While almost all the talk ahead of the meeting and at the decision press conference was squarely focused on the decelerating inflationary impulse and the possibility of deflation, this is not what the ECB is (directly) trying to remedy. Rather, disinflation (and indeed deflation in some jurisdictions) is merely a consequence of the slack in the Euro Area economy. The ECB hopes that, action will beget jobs; and with jobs will come more activity (reducing slack in the economy); and with reduced slack will come income and asset growth, and so too inflation. What the ECB and (arguably much of the developed world) are after then is an exogenous spark to economic life.
The logical consequence of lower interest rates for an economy is a lower currency. However, broadly speaking, this has not eventuated for the Euro Area of late. Instead, the Euro has remained elevated, even as alternative easing measures (albeit time-limited variants) were deployed.
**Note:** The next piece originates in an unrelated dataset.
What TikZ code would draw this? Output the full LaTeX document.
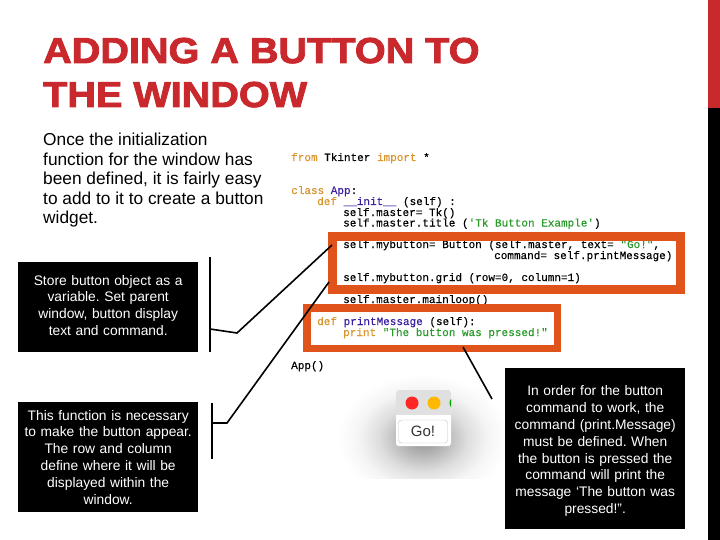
\documentclass[tikz,border=0pt]{standalone}
\usepackage{fontspec}
\setmainfont{Liberation Sans}
\setmonofont[FakeBold=0.25]{Liberation Mono}
\newfontfamily\titlefont[FakeBold=2.4,FakeStretch=1.1]{Liberation Sans Bold}
\definecolor{oranger}{HTML}{E0541B}
\definecolor{titlered}{HTML}{C9282D}
\definecolor{kw}{HTML}{D9952F}
\definecolor{fn}{HTML}{3A1FA0}
\definecolor{str}{HTML}{2A9A2A}
\definecolor{barred}{HTML}{C9282D}
\pgfdeclareradialshading{softshadow}{\pgfpoint{0bp}{0bp}}{color(0bp)=(black!40);color(4bp)=(black!35);color(13bp)=(black!13);color(19bp)=(black!4);color(25bp)=(white);color(50bp)=(white)}
\tikzset{
  blackbox/.style={fill=black,text=white,inner sep=4pt,align=center,font=\fontsize{13.8}{16.8}\selectfont,minimum width=180pt,text width=172pt,anchor=north west},
  codeline/.style={anchor=base west,inner sep=0,font=\ttfamily\fontsize{11}{11}\selectfont},
  wire/.style={draw=black,line width=1.6pt},
  hl/.style={draw=oranger,line width=9pt},
  titletext/.style={anchor=base west,inner sep=0,text=titlered,font=\titlefont\fontsize{36}{36}\selectfont}
}
\frenchspacing
\begin{document}
\begin{tikzpicture}[x=1pt,y=-1pt]
\useasboundingbox (0,0) rectangle (720,540);
\fill[white] (0,0) rectangle (720,540);
\fill[barred] (708,0) rectangle (720,108);
\fill[black] (708,108) rectangle (720,540);
\node[titletext] (t1) at (43,63) {ADDING A BUTTON TO};
\node[titletext] (t2) at (43,107) {THE WINDOW};
\node[anchor=north west,inner sep=0,align=left,font=\fontsize{17.3}{19.5}\selectfont] (intro) at (43,133) {Once the initialization\\function for the window has\\been defined, it is fairly easy\\to add to it to create a button\\widget.};
% shadow
\begin{scope}
\clip (340,360) rectangle (505,478);
\shade[shading=softshadow] (423,438) ellipse [x radius=85,y radius=64];
\end{scope}
\fill[white,rounded corners=3pt] (396,390) -- (451,390) -- (451,446) -- (396,446) -- cycle;
% code
\node[codeline] (c1) at (291,161) {\textcolor{kw}{from} Tkinter \textcolor{kw}{import} *};
\node[codeline] (c2) at (291,194) {\textcolor{kw}{class} \textcolor{fn}{App}:};
\node[codeline] (c3) at (317,205) {\textcolor{kw}{def} \textcolor{fn}{\_\_init\_\_} (self) :};
\node[codeline] (c4) at (343,216) {self.master= Tk()};
\node[codeline] (c5) at (343,226.5) {self.master.title (\textcolor{str}{'Tk Button Example'})};
\node[codeline] (c6) at (343,248) {self.mybutton= Button (self.master, text= \textcolor{str}{"Go!"},};
\node[codeline] (c7) at (494,259) {command= self.printMessage)};
\node[codeline] (c8) at (343,281) {self.mybutton.grid (row=0, column=1)};
\node[codeline] (c9) at (343,303) {self.master.mainloop()};
\node[codeline] (c10) at (317,325) {\textcolor{kw}{def} \textcolor{fn}{printMessage} (self):};
\node[codeline] (c11) at (343,336) {\textcolor{kw}{print} \textcolor{str}{"The button was pressed!"}};
\node[codeline] (c12) at (291,369) {App()};
% highlights
\draw[hl] (332,236) rectangle (680,289);
\coordinate (h1a) at (332,245);
\coordinate (h1b) at (329,282);
\draw[draw=oranger,line width=7.5pt] (307,308) rectangle (557.5,348.5);
\coordinate (h2a) at (463,347);
% window
\begin{scope}
\clip[rounded corners=3pt] (396,446) -- (396,390) -- (451,390) -- (451,446) -- cycle;
\fill[white] (396,390) rectangle (451,446);
\fill[black!12] (396,390) rectangle (451,415);
\fill[red!80!pink] (412,403) circle (6.5);
\fill[orange!55!yellow] (434,403) circle (6.5);
\fill[green!65!black] (456,403) circle (6.5);
\end{scope}
\node[draw=black!25,rounded corners=3pt,fill=white,minimum width=49pt,minimum height=23pt,inner sep=0,font=\fontsize{15}{15}\selectfont,text=black!80] (go) at (423,431.5) {Go!};
% boxes
\node[blackbox,minimum height=90pt] (b1) at (18,262) {Store button object as a\\variable. Set parent\\window, button display\\text and command.\\[-13pt]\mbox{}};
\node[blackbox,minimum height=110pt] (b2) at (18,402) {This function is necessary\\to make the button appear.\\The row and column\\define where it will be\\displayed within the\\window.};
\node[blackbox,minimum height=161pt] (b3) at (505,368) {\rule{0pt}{15pt}In order for the button\\command to work, the\\command (print.Message)\\must be defined. When\\the button is pressed the\\command will print the\\message ‘The button was\\pressed!”.};
% connectors
\coordinate (k1t) at (210,257); \coordinate (k1b) at (210,352); \coordinate (k1m) at (210,329); \coordinate (k1e) at (237,333);
\draw[wire] (k1t) -- (k1b);
\draw[wire] (k1m) -- (k1e) -- (h1a);
\coordinate (k2t) at (212,403); \coordinate (k2b) at (212,459); \coordinate (k2m) at (212,423); \coordinate (k2e) at (227,423);
\draw[wire] (k2t) -- (k2b);
\draw[wire] (k2m) -- (k2e) -- (h1b);
\coordinate (k3) at (492,399);
\draw[wire] (h2a) -- (k3);
\end{tikzpicture}
\end{document}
It is hard to believe that the June decision will see an abrupt, secular shift in the valuation of the Euro. Indeed, from its current level of around 1.3600, we expect that the Euro will only depreciate to 1.3400 by year-end – a relatively insignificant 1.5% fall. Until such time as the ECB is ready (and able) to commit to a more expansive and active alternative easing approach (read the purchase of financial assets for an unspecified time period), the Euro is likely to trade around the 1.3400/1.3600 range.
As a consequence, it is domestic demand which needs to be fostered by this policy easing. Herein, not only is confidence amongst end borrowers and financial market participants key, but so too is the latter group’s willingness to take credit risk.
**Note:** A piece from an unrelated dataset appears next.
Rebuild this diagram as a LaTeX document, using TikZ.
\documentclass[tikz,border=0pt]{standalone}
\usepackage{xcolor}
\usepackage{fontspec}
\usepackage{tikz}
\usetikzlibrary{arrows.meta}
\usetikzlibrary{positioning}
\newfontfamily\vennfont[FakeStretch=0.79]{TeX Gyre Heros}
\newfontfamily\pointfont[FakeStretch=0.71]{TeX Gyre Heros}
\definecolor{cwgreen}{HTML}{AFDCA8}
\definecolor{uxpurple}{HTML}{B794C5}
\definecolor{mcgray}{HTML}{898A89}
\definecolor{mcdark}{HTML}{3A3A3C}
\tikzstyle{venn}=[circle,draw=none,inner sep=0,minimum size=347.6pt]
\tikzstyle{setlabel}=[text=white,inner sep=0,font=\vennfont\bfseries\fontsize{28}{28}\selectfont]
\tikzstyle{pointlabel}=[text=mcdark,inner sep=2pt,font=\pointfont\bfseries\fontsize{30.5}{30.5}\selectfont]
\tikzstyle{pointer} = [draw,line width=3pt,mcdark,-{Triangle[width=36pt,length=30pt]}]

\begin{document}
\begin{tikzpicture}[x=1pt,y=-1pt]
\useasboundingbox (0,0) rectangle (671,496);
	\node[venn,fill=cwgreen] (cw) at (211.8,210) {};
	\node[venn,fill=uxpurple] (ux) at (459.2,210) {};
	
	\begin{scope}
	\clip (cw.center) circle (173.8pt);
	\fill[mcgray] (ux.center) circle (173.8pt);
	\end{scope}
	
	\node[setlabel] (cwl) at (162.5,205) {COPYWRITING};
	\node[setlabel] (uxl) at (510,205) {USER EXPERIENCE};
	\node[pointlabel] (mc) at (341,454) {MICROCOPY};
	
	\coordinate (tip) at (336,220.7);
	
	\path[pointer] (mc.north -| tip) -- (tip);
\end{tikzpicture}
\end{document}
Firstly on confidence, available evidence is supportive of strengthening activity. Consumer confidence rose rapidly through 2013, and this trend has continued into 2014. European consumers are happier now than at any time since euro notes and coins were first issued in 2002, except for 2007 – when the GFC and the sovereign debt crisis were not yet dreamed of. Unemployment expectations have also improved markedly.
On the other side of the ledger, firms’ confidence and expectations are mixed: investor confidence is well above average; but German, French and Italian business conditions have plateaued at (only) moderately positive levels. With respect to banks’ willingness to lend, while it is true they have become less concerned over the outlook and have stopped tightening conditions for firms and household alike, they are yet to make a concerted effort to ease conditions. Given the weak state of households’ finances and the elevated level of the Euro, this unease amongst lenders is not that surprising – but it is the exact opposite of what is needed.
To us then, there is hope of stronger momentum in the Euro Area economy as a result of the June ECB decision, but it is far from our base case. The scale of any improvement is likely to be marginal.
Broadly, our expectation for 2014 and 2015 is that domestic demand will begin to support aggregate activity, and that this improvement will be seen across the region. But to say that the region will be set on the ‘path to prosperity’ would be a gross misrepresentation. As is attested by the absence of domestic demand growth and the entrenched downtrend in credit, there is a very real need for a much more concerted approach from the ECB, ideally targeting lending to small and medium sized firms – the job creation machine of all economies.
We continue to believe that this will take place early next year, with the introduction of a program to purchase asset-backed securities and other assets from the banks for an indeterminate period of time. This more active approach would see risk transfer to the ECB’s balance sheet, encouraging more lending. Ideally, it would also push for more immediate capital provision by not providing such a long grace period as the June package has – i.e. allowing banks until late-2016 to show they have complied with the spirit of the policy action.
Arguably, the ECB hopes that by acting now and clearly flagging the next step, banks may pre-empt the ABS program and start writing loans now. But the experience of the other G4 economies where QE type policies have been enacted shows that there is nothing automatic about this.